Wednesday, August 31

Katrina: the aftermath

It sounds aweful.

  • With winds up to 145 miles an hour, Katrina hit land in eastern Louisiana just after 6 a.m. Monday as a Category 4 storm, the second-highest rating, qualifying it as one of the strongest to strike the United States.

  • New Orleans is but one city devasted by Katrina. It has left its mark on numerous Gulf Coast communities. In Mississippi, for example, Gulfport was virtually gone, and Biloxi was severely damaged. The president of Plaquemines Parish, on the southeastern tip of Louisiana, announced that the lower half of the parish had been reclaimed by the river.

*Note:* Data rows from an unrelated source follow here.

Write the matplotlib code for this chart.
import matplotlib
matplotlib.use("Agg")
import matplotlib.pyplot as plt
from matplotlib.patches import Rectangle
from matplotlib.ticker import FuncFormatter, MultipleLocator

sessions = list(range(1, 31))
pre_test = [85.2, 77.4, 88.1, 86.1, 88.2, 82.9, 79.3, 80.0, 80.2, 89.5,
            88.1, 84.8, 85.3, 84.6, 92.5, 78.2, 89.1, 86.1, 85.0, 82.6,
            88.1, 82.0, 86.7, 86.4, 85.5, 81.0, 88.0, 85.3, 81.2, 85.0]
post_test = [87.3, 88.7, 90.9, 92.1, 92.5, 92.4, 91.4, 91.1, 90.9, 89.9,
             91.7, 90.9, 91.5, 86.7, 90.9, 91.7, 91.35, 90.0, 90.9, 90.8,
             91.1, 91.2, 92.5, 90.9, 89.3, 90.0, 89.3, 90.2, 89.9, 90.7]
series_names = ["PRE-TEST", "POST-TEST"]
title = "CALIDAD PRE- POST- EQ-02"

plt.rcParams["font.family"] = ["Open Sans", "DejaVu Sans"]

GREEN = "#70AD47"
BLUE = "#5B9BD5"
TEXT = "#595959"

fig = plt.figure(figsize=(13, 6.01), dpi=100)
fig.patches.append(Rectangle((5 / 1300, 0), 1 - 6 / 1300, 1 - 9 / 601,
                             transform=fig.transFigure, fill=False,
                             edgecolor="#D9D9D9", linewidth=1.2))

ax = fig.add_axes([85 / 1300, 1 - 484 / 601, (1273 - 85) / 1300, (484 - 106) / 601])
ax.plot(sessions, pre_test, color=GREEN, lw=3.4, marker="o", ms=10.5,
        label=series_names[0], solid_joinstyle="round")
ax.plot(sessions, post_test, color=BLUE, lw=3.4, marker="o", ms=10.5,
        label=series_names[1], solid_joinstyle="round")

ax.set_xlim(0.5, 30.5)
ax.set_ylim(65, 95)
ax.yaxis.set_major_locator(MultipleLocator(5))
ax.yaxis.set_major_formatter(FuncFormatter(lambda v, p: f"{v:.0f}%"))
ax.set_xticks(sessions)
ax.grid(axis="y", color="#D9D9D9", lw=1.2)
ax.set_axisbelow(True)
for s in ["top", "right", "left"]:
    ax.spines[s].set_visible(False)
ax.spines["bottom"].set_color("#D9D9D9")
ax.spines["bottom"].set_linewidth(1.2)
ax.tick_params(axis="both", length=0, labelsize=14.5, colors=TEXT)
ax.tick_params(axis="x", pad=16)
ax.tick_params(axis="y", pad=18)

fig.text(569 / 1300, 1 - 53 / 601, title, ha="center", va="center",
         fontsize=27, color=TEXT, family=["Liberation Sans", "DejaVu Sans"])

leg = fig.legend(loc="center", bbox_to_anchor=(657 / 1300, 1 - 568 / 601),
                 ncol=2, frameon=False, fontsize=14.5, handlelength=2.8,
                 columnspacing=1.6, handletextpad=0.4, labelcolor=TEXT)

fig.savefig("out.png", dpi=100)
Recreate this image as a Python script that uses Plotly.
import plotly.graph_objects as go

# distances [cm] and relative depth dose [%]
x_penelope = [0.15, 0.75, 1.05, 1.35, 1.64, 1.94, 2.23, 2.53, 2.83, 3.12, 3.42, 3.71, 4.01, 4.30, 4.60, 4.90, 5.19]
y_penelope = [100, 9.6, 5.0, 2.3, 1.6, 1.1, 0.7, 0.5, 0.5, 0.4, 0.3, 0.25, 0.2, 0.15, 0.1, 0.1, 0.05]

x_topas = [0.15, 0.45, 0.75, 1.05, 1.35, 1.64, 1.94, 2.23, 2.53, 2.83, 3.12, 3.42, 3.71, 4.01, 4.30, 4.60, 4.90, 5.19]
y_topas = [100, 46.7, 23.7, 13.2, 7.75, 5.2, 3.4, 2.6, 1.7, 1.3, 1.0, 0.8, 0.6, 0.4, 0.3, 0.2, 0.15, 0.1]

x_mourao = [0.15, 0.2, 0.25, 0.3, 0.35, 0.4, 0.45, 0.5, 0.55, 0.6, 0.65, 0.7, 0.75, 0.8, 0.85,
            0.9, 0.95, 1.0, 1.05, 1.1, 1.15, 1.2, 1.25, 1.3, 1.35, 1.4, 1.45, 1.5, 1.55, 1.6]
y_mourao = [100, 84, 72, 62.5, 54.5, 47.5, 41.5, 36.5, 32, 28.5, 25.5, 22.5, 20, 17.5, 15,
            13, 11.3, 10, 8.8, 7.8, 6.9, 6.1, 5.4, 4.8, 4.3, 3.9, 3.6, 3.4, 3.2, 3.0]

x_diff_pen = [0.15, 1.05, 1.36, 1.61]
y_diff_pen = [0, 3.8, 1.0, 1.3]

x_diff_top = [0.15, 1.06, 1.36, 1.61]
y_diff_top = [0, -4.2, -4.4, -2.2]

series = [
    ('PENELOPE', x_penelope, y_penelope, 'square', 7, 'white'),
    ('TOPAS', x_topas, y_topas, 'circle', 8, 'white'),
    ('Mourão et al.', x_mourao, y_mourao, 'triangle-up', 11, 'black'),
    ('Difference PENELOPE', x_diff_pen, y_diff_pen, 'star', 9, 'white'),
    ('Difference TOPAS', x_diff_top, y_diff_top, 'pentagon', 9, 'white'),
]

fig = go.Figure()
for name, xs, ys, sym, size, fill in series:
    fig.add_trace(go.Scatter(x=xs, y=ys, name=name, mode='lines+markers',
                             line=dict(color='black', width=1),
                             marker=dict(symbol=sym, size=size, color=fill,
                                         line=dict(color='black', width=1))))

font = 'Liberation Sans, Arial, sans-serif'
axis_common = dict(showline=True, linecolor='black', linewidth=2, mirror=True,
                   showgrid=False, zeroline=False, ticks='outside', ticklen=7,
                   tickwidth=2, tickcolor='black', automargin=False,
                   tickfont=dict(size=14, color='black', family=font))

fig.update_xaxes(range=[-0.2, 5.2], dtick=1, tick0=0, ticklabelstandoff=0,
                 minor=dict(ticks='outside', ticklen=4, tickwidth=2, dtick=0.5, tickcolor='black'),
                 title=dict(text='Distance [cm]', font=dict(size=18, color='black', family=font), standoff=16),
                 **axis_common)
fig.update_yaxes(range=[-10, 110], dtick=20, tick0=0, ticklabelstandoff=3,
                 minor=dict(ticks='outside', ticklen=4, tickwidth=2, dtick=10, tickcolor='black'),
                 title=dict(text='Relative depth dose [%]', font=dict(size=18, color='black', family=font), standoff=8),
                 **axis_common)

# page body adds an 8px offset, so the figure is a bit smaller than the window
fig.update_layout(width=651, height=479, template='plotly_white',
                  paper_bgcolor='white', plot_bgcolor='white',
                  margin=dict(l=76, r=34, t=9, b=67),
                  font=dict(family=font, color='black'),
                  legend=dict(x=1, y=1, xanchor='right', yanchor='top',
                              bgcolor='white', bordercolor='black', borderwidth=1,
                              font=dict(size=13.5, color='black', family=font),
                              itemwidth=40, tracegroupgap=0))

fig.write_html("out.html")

St. Bernard Parish, adjacent to New Orleans, was largely rooftops and water. In South Diamondhead, Miss., on St. Louis Bay, all that remained of the entire community of 200 homes was pilings. Boats were stuck in trees.

  • The American Red Cross: "We are looking now at a disaster above any magnitude that we've seen in the United States. We've been saying that the response is going to be the largest Red Cross response in the history of the organization."

  • The mayor [of New Orleans] estimated it would be one to two weeks before the water could be pumped out, and two to four weeks before Jason and other evacuees will be permitted to return to the city. Another city official said it would be two months before the schools reopened.

  • New Orleans is below sea level, and the mayor estimated that 80 percent of the city was submerged, with the waters running as deep as 20 feet in some places. Floodwaters were still rising as much as three inches an hour in parts of New Orleans late Tuesday.

  • The [New Orleans] city government has moved to Baton Rouge, 80 miles to the northwest.

  • The looting is so bad that officials in Plaquemines and Jefferson Parishes have been calling for martial law, which is not authorized by the State Constitution.

  • Preliminary damage estimates from insurance experts on Monday ranged from $9 billion to $16 billion, but they were pushed up past $25 billion on Tuesday, which could make Hurricane Katrina the costliest in history, surpassing Hurricane Andrew in 1992, with $21 billion in insured losses.